The authors argue that there are probably too many books on measurement and evaluation, but this one is different. It is about designing virtual learning for organizations to deliver impact and ROI (return on investment), the most important outcomes of any kind of learning directed by learning and development groups, no less for virtual learning.

They succeed admirably in that aim, as you would expect. Cindy Huggett is an expert in virtual learning, with over 20 years of experience helping developers create virtual programs and upskilling practitioners in the use of the technologies required for the effective delivery of the programs. Patti and Jack Phillips have spent almost 30 years leading the measurement field, showing others how to conduct measurement and evaluation to improve results. Emma Weber is an expert on the critical focus of the book, the transfer of learning to the workplace. The publications, tools, and resources that she has contributed to the instructional design profession greatly improve the effectiveness of learning development.

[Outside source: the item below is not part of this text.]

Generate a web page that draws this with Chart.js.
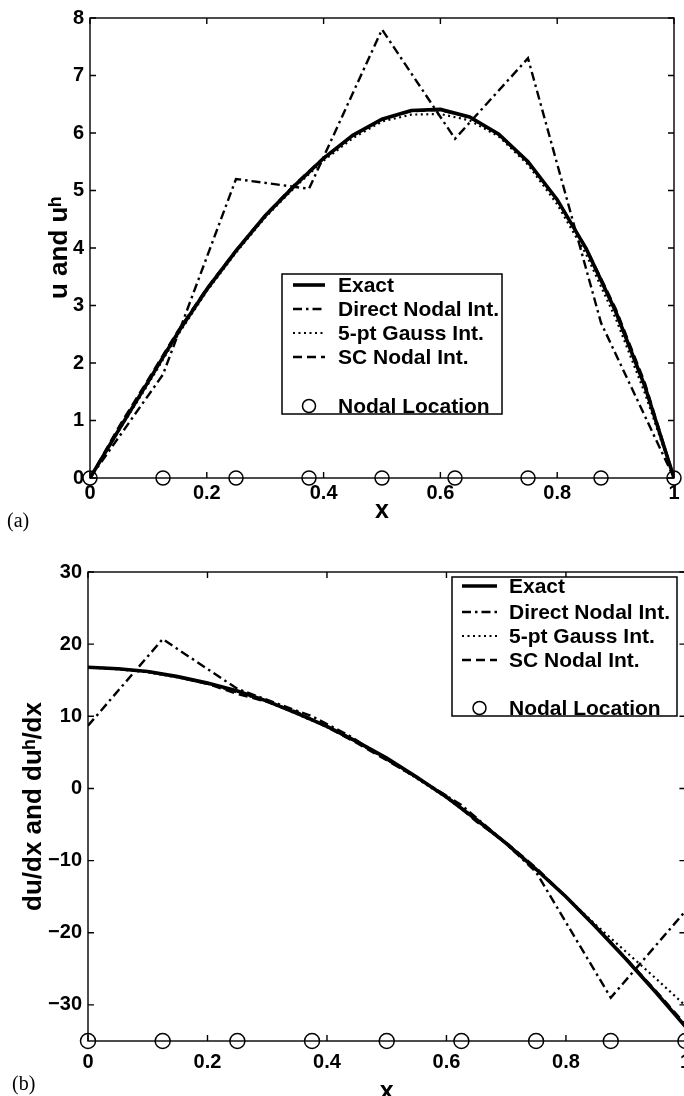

The flow of the book begins with basic concepts that will be familiar to many readers. To begin at the beginning, the book helps readers ensure that they are on the right track: addressing the right business need with the right approach, avoiding any default assumption that training is the right solution. The heart of the book, six chapters on designing for application and impact, begins by showing how to create smart objectives to support the progressive levels of learning: reaction, application, learning, and impact. This sets the stage for presenting the steps required before, during, and after the instructional activity to support transfer of learning to the workplace, using technology and selection from among over 50 techniques. The concluding chapters show how to collect, analyze, and present data to stakeholders on impact and ROI so that the reader obtains a detailed “blueprint” that leads to better results in a continuous result. With so many techniques available in the book, an especially helpful feature is a worksheet that provides selection criteria for the techniques.

The authors of Designing Virtual Learning for Application and Impact have constructed an entire process that reliably delivers ROI through virtual learning. If your goal is to have an ongoing, sustainable, successful virtual learning environment, this book will get you there.